Howard: It's amazing how it can work. I too have been hugely affected my whole life by lyrics and music. When I first began to read lyrics, I didn't realize I was listening to someone with a point of view that was from a much older circumstance. I was hugely impacted.

One of the first lyrics that moved me was "I'm OK" by Styx. It is similar thematically to what you just said. The opening lines ask you to look at how you are acting. Are you behaving in way that is true to yourself or are you putting something else out there that deep in your soul doesn't reflect who you really are?

That whole idea blew me away. I was 13 years old and that challenged my being...I had never read anything like that before.

I was like "What the fuck?"

BJ: Oh man.

Howard: And I'd walk away from certain situations and look back and feel "that's not me, why did I do that?" And it made me really turn inward to figure things out. Those lyrics have stayed with me to this very day.

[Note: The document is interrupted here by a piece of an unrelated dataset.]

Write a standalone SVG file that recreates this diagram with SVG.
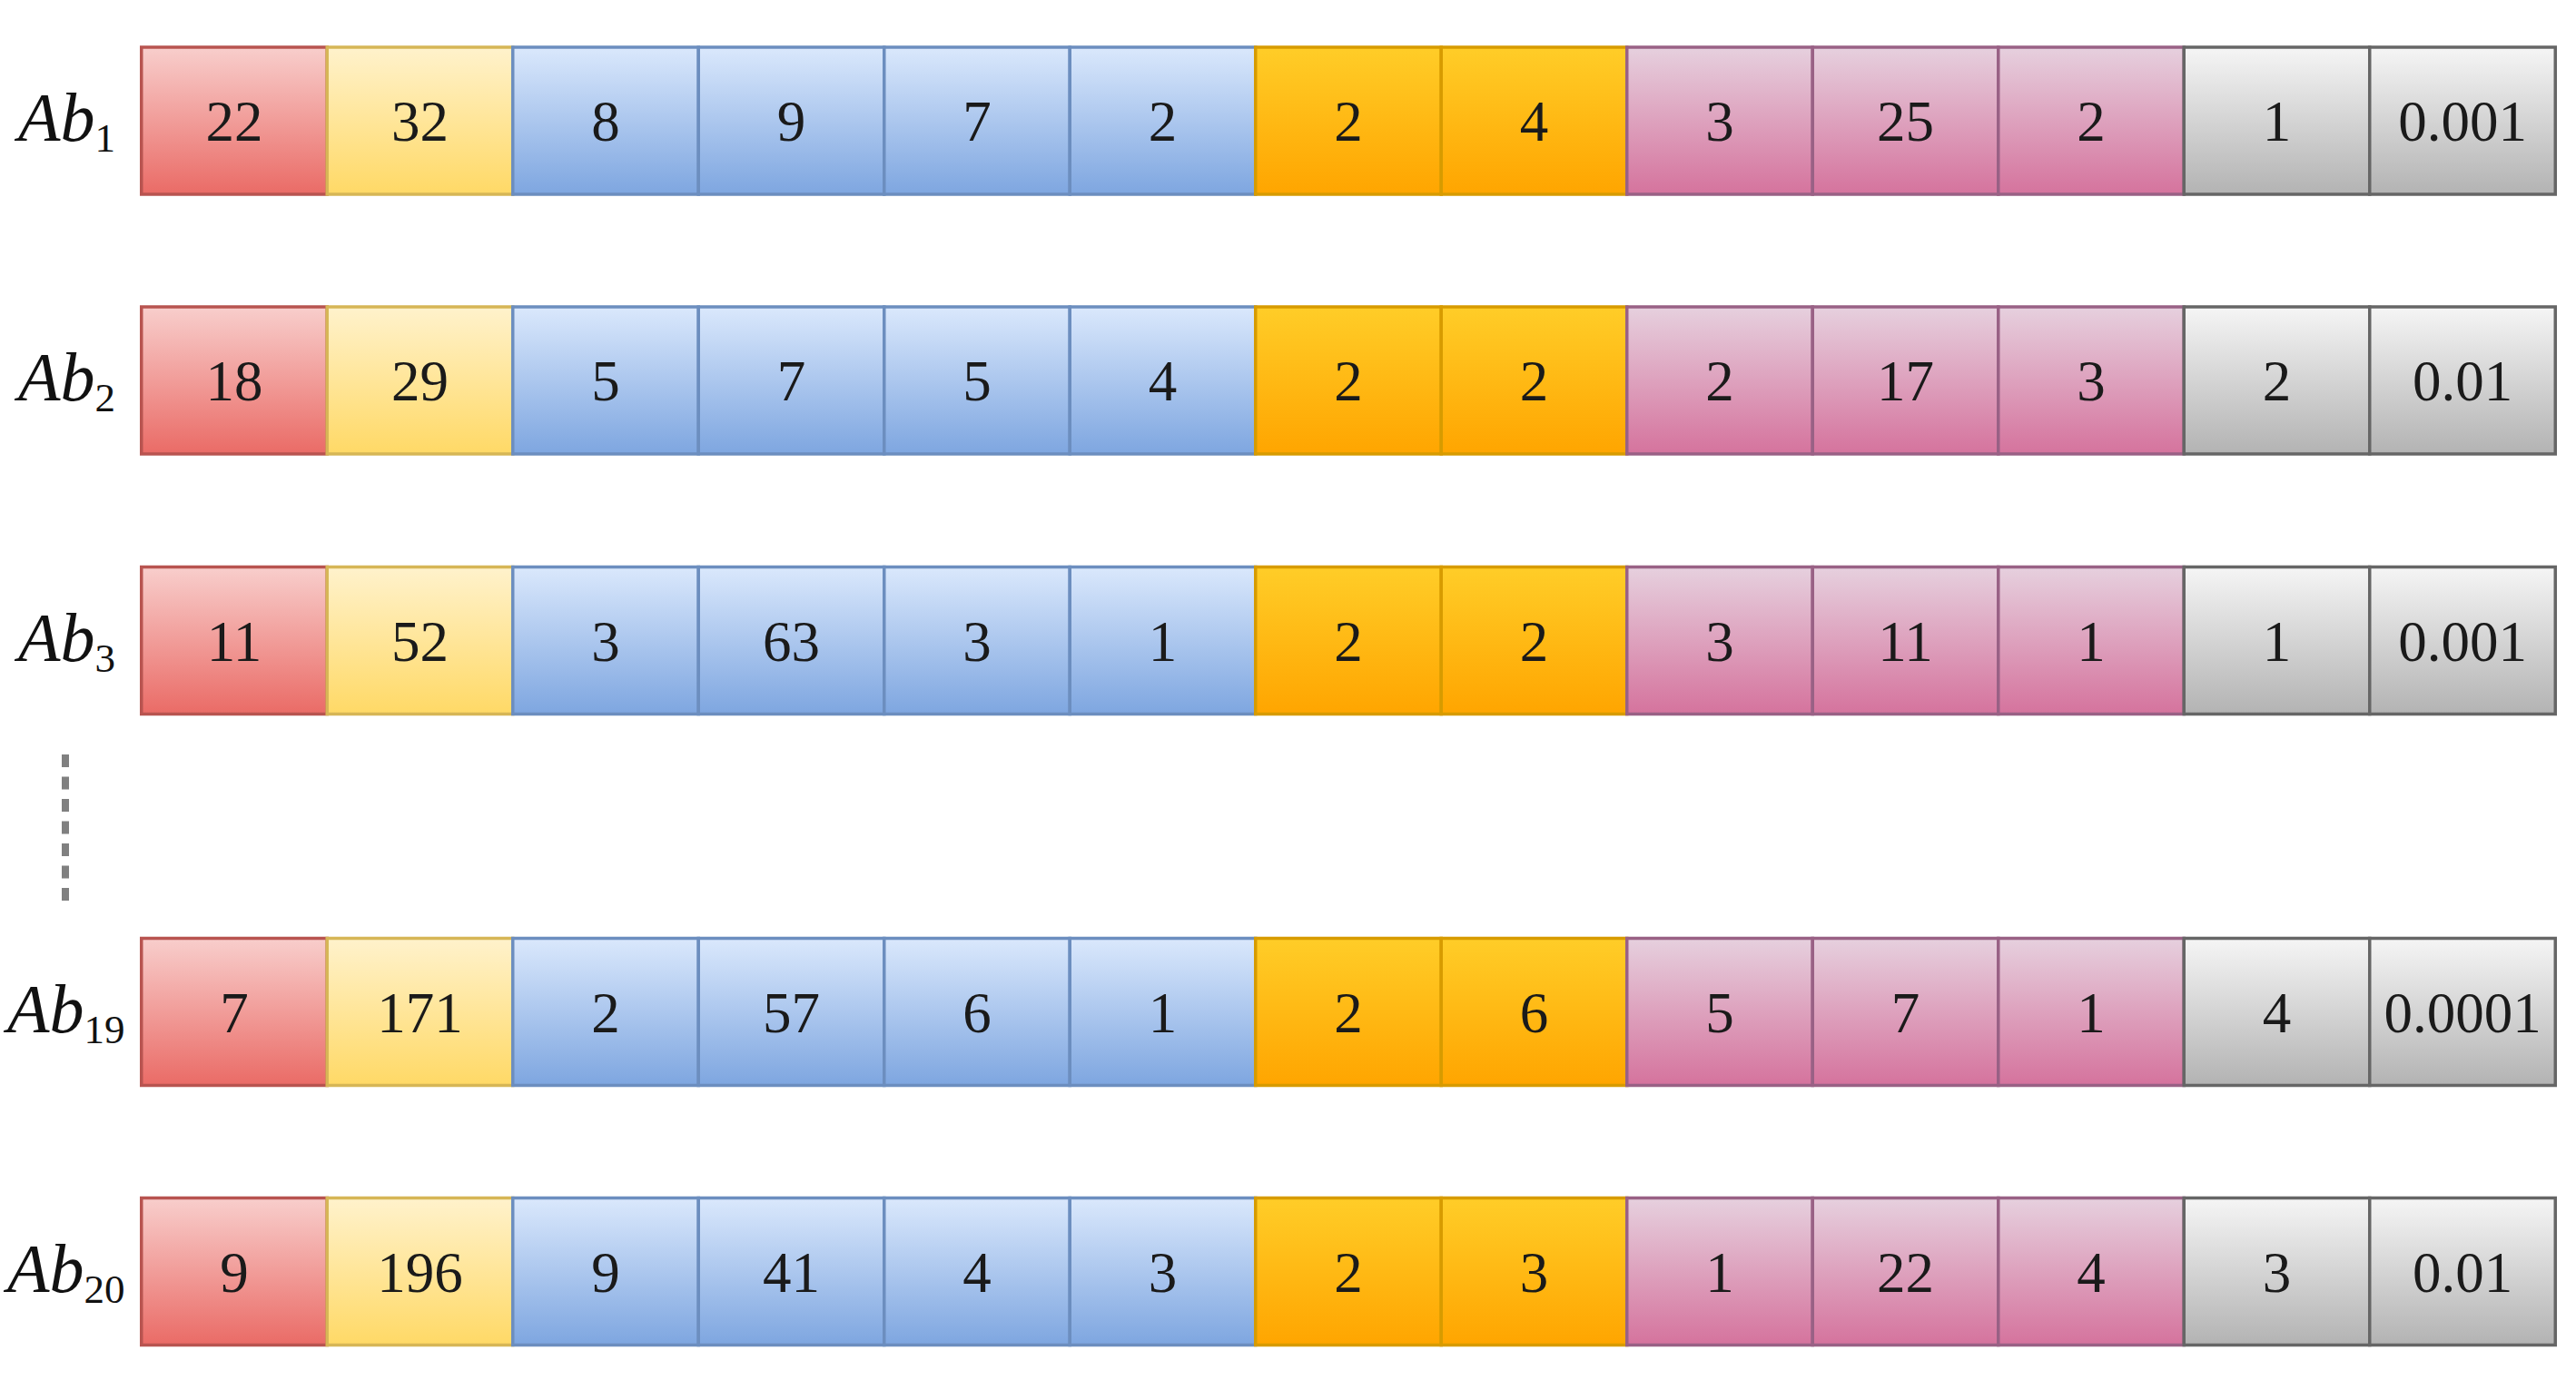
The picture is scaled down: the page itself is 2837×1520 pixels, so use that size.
<svg xmlns="http://www.w3.org/2000/svg" width="2837" height="1520" viewBox="0 0 2837 1520">
<defs>
<linearGradient id="gRed" x1="0" y1="0" x2="0" y2="1"><stop offset="0" stop-color="#f8cecc"/><stop offset="1" stop-color="#ea6b66"/></linearGradient>
<linearGradient id="gYel" x1="0" y1="0" x2="0" y2="1"><stop offset="0" stop-color="#fff2cc"/><stop offset="1" stop-color="#ffd966"/></linearGradient>
<linearGradient id="gBlu" x1="0" y1="0" x2="0" y2="1"><stop offset="0" stop-color="#dae8fc"/><stop offset="1" stop-color="#7ea6e0"/></linearGradient>
<linearGradient id="gOra" x1="0" y1="0" x2="0" y2="1"><stop offset="0" stop-color="#ffcd28"/><stop offset="1" stop-color="#ffa500"/></linearGradient>
<linearGradient id="gPnk" x1="0" y1="0" x2="0" y2="1"><stop offset="0" stop-color="#e6d0de"/><stop offset="1" stop-color="#d5739d"/></linearGradient>
<linearGradient id="gGry" x1="0" y1="0" x2="0" y2="1"><stop offset="0" stop-color="#f5f5f5"/><stop offset="1" stop-color="#b3b3b3"/></linearGradient>
</defs>
<style>
rect{stroke-width:3.5}
.r{fill:url(#gRed);stroke:#b85450}
.y{fill:url(#gYel);stroke:#d6b656}
.b{fill:url(#gBlu);stroke:#6c8ebf}
.o{fill:url(#gOra);stroke:#d79b00}
.p{fill:url(#gPnk);stroke:#996185}
.g{fill:url(#gGry);stroke:#666666}
.v{font-family:"Liberation Serif","Times New Roman",serif;font-size:63px;fill:#1a1a1a;text-anchor:middle}
.lab{font-family:"Liberation Serif","Times New Roman",serif;font-size:76px;font-style:italic;fill:#111}
.sub{font-size:45px;font-style:normal}
</style>
<rect x="0" y="0" width="2837" height="1520" fill="#ffffff" style="stroke:none"/>

<g id="row-ab1">
<text class="lab" x="20" y="155">Ab<tspan class="sub" dy="12">1</tspan></text>
<g id="ab1-c1"><rect class="r" x="155.75" y="52" width="204.5" height="162"/><text class="v" x="258" y="155">22</text></g>
<g id="ab1-c2"><rect class="y" x="360.25" y="52" width="204.5" height="162"/><text class="v" x="462.5" y="155">32</text></g>
<g id="ab1-c3"><rect class="b" x="564.75" y="52" width="204.5" height="162"/><text class="v" x="667" y="155">8</text></g>
<g id="ab1-c4"><rect class="b" x="769.25" y="52" width="204.5" height="162"/><text class="v" x="871.5" y="155">9</text></g>
<g id="ab1-c5"><rect class="b" x="973.75" y="52" width="204.5" height="162"/><text class="v" x="1076" y="155">7</text></g>
<g id="ab1-c6"><rect class="b" x="1178.25" y="52" width="204.5" height="162"/><text class="v" x="1280.5" y="155">2</text></g>
<g id="ab1-c7"><rect class="o" x="1382.75" y="52" width="204.5" height="162"/><text class="v" x="1485" y="155">2</text></g>
<g id="ab1-c8"><rect class="o" x="1587.25" y="52" width="204.5" height="162"/><text class="v" x="1689.5" y="155">4</text></g>
<g id="ab1-c9"><rect class="p" x="1791.75" y="52" width="204.5" height="162"/><text class="v" x="1894" y="155">3</text></g>
<g id="ab1-c10"><rect class="p" x="1996.25" y="52" width="204.5" height="162"/><text class="v" x="2098.5" y="155">25</text></g>
<g id="ab1-c11"><rect class="p" x="2200.75" y="52" width="204.5" height="162"/><text class="v" x="2303" y="155">2</text></g>
<g id="ab1-c12"><rect class="g" x="2405.25" y="52" width="204.5" height="162"/><text class="v" x="2507.5" y="155">1</text></g>
<g id="ab1-c13"><rect class="g" x="2609.75" y="52" width="204.5" height="162"/><text class="v" x="2712" y="155">0.001</text></g>
</g>

<g id="row-ab2">
<text class="lab" x="20" y="441">Ab<tspan class="sub" dy="12">2</tspan></text>
<g id="ab2-c1"><rect class="r" x="155.75" y="338" width="204.5" height="162"/><text class="v" x="258" y="441">18</text></g>
<g id="ab2-c2"><rect class="y" x="360.25" y="338" width="204.5" height="162"/><text class="v" x="462.5" y="441">29</text></g>
<g id="ab2-c3"><rect class="b" x="564.75" y="338" width="204.5" height="162"/><text class="v" x="667" y="441">5</text></g>
<g id="ab2-c4"><rect class="b" x="769.25" y="338" width="204.5" height="162"/><text class="v" x="871.5" y="441">7</text></g>
<g id="ab2-c5"><rect class="b" x="973.75" y="338" width="204.5" height="162"/><text class="v" x="1076" y="441">5</text></g>
<g id="ab2-c6"><rect class="b" x="1178.25" y="338" width="204.5" height="162"/><text class="v" x="1280.5" y="441">4</text></g>
<g id="ab2-c7"><rect class="o" x="1382.75" y="338" width="204.5" height="162"/><text class="v" x="1485" y="441">2</text></g>
<g id="ab2-c8"><rect class="o" x="1587.25" y="338" width="204.5" height="162"/><text class="v" x="1689.5" y="441">2</text></g>
<g id="ab2-c9"><rect class="p" x="1791.75" y="338" width="204.5" height="162"/><text class="v" x="1894" y="441">2</text></g>
<g id="ab2-c10"><rect class="p" x="1996.25" y="338" width="204.5" height="162"/><text class="v" x="2098.5" y="441">17</text></g>
<g id="ab2-c11"><rect class="p" x="2200.75" y="338" width="204.5" height="162"/><text class="v" x="2303" y="441">3</text></g>
<g id="ab2-c12"><rect class="g" x="2405.25" y="338" width="204.5" height="162"/><text class="v" x="2507.5" y="441">2</text></g>
<g id="ab2-c13"><rect class="g" x="2609.75" y="338" width="204.5" height="162"/><text class="v" x="2712" y="441">0.01</text></g>
</g>

<g id="row-ab3">
<text class="lab" x="20" y="727.5">Ab<tspan class="sub" dy="12">3</tspan></text>
<g id="ab3-c1"><rect class="r" x="155.75" y="624.5" width="204.5" height="162"/><text class="v" x="258" y="727.5">11</text></g>
<g id="ab3-c2"><rect class="y" x="360.25" y="624.5" width="204.5" height="162"/><text class="v" x="462.5" y="727.5">52</text></g>
<g id="ab3-c3"><rect class="b" x="564.75" y="624.5" width="204.5" height="162"/><text class="v" x="667" y="727.5">3</text></g>
<g id="ab3-c4"><rect class="b" x="769.25" y="624.5" width="204.5" height="162"/><text class="v" x="871.5" y="727.5">63</text></g>
<g id="ab3-c5"><rect class="b" x="973.75" y="624.5" width="204.5" height="162"/><text class="v" x="1076" y="727.5">3</text></g>
<g id="ab3-c6"><rect class="b" x="1178.25" y="624.5" width="204.5" height="162"/><text class="v" x="1280.5" y="727.5">1</text></g>
<g id="ab3-c7"><rect class="o" x="1382.75" y="624.5" width="204.5" height="162"/><text class="v" x="1485" y="727.5">2</text></g>
<g id="ab3-c8"><rect class="o" x="1587.25" y="624.5" width="204.5" height="162"/><text class="v" x="1689.5" y="727.5">2</text></g>
<g id="ab3-c9"><rect class="p" x="1791.75" y="624.5" width="204.5" height="162"/><text class="v" x="1894" y="727.5">3</text></g>
<g id="ab3-c10"><rect class="p" x="1996.25" y="624.5" width="204.5" height="162"/><text class="v" x="2098.5" y="727.5">11</text></g>
<g id="ab3-c11"><rect class="p" x="2200.75" y="624.5" width="204.5" height="162"/><text class="v" x="2303" y="727.5">1</text></g>
<g id="ab3-c12"><rect class="g" x="2405.25" y="624.5" width="204.5" height="162"/><text class="v" x="2507.5" y="727.5">1</text></g>
<g id="ab3-c13"><rect class="g" x="2609.75" y="624.5" width="204.5" height="162"/><text class="v" x="2712" y="727.5">0.001</text></g>
</g>

<g id="ellipsis">
<line x1="72" y1="831" x2="72" y2="993" stroke="#808080" stroke-width="8" stroke-dasharray="14 10.5"/>
</g>

<g id="row-ab19">
<text class="lab" x="8" y="1136.5">Ab<tspan class="sub" dy="12">19</tspan></text>
<g id="ab19-c1"><rect class="r" x="155.75" y="1033.5" width="204.5" height="162"/><text class="v" x="258" y="1136.5">7</text></g>
<g id="ab19-c2"><rect class="y" x="360.25" y="1033.5" width="204.5" height="162"/><text class="v" x="462.5" y="1136.5">171</text></g>
<g id="ab19-c3"><rect class="b" x="564.75" y="1033.5" width="204.5" height="162"/><text class="v" x="667" y="1136.5">2</text></g>
<g id="ab19-c4"><rect class="b" x="769.25" y="1033.5" width="204.5" height="162"/><text class="v" x="871.5" y="1136.5">57</text></g>
<g id="ab19-c5"><rect class="b" x="973.75" y="1033.5" width="204.5" height="162"/><text class="v" x="1076" y="1136.5">6</text></g>
<g id="ab19-c6"><rect class="b" x="1178.25" y="1033.5" width="204.5" height="162"/><text class="v" x="1280.5" y="1136.5">1</text></g>
<g id="ab19-c7"><rect class="o" x="1382.75" y="1033.5" width="204.5" height="162"/><text class="v" x="1485" y="1136.5">2</text></g>
<g id="ab19-c8"><rect class="o" x="1587.25" y="1033.5" width="204.5" height="162"/><text class="v" x="1689.5" y="1136.5">6</text></g>
<g id="ab19-c9"><rect class="p" x="1791.75" y="1033.5" width="204.5" height="162"/><text class="v" x="1894" y="1136.5">5</text></g>
<g id="ab19-c10"><rect class="p" x="1996.25" y="1033.5" width="204.5" height="162"/><text class="v" x="2098.5" y="1136.5">7</text></g>
<g id="ab19-c11"><rect class="p" x="2200.75" y="1033.5" width="204.5" height="162"/><text class="v" x="2303" y="1136.5">1</text></g>
<g id="ab19-c12"><rect class="g" x="2405.25" y="1033.5" width="204.5" height="162"/><text class="v" x="2507.5" y="1136.5">4</text></g>
<g id="ab19-c13"><rect class="g" x="2609.75" y="1033.5" width="204.5" height="162"/><text class="v" x="2712" y="1136.5">0.0001</text></g>
</g>

<g id="row-ab20">
<text class="lab" x="8" y="1422.5">Ab<tspan class="sub" dy="12">20</tspan></text>
<g id="ab20-c1"><rect class="r" x="155.75" y="1319.5" width="204.5" height="162"/><text class="v" x="258" y="1422.5">9</text></g>
<g id="ab20-c2"><rect class="y" x="360.25" y="1319.5" width="204.5" height="162"/><text class="v" x="462.5" y="1422.5">196</text></g>
<g id="ab20-c3"><rect class="b" x="564.75" y="1319.5" width="204.5" height="162"/><text class="v" x="667" y="1422.5">9</text></g>
<g id="ab20-c4"><rect class="b" x="769.25" y="1319.5" width="204.5" height="162"/><text class="v" x="871.5" y="1422.5">41</text></g>
<g id="ab20-c5"><rect class="b" x="973.75" y="1319.5" width="204.5" height="162"/><text class="v" x="1076" y="1422.5">4</text></g>
<g id="ab20-c6"><rect class="b" x="1178.25" y="1319.5" width="204.5" height="162"/><text class="v" x="1280.5" y="1422.5">3</text></g>
<g id="ab20-c7"><rect class="o" x="1382.75" y="1319.5" width="204.5" height="162"/><text class="v" x="1485" y="1422.5">2</text></g>
<g id="ab20-c8"><rect class="o" x="1587.25" y="1319.5" width="204.5" height="162"/><text class="v" x="1689.5" y="1422.5">3</text></g>
<g id="ab20-c9"><rect class="p" x="1791.75" y="1319.5" width="204.5" height="162"/><text class="v" x="1894" y="1422.5">1</text></g>
<g id="ab20-c10"><rect class="p" x="1996.25" y="1319.5" width="204.5" height="162"/><text class="v" x="2098.5" y="1422.5">22</text></g>
<g id="ab20-c11"><rect class="p" x="2200.75" y="1319.5" width="204.5" height="162"/><text class="v" x="2303" y="1422.5">4</text></g>
<g id="ab20-c12"><rect class="g" x="2405.25" y="1319.5" width="204.5" height="162"/><text class="v" x="2507.5" y="1422.5">3</text></g>
<g id="ab20-c13"><rect class="g" x="2609.75" y="1319.5" width="204.5" height="162"/><text class="v" x="2712" y="1422.5">0.01</text></g>
</g>
</svg>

BJ: We're always putting on some kind of act to hide the part of us we think people will turn away from, some kind of smokescreen that we put up to keep people from seeing what's really inside when you know if you ever just opened that up, you'd find people identify and it releases that whole love thing.

Howard: For those of us still in search of love -- me -- I have these conversations and it makes me, you know, I'm 48 and you realize that there's so many people out there who are living examples of how it can be that you don't give up. Which is nice.

BJ: Yes and you know, that whole element of not giving up is so important in almost everything you want to do...even your writing series.

Howard: Yes. Absolutely.

BJ: Very important Howard.

Howard: BJ, thank you for sharing with me. I love doing these chats because they help me -- and many others -- so much.

BJ: Howard it was my pleasure. Look, I do want to say that I understand my dad suffered from addiction. And I know how it impacted me.

But I loved my dad. He was my idol and my hero.

He just had that problem. I have a never-ending love of my dad and great, great memories too.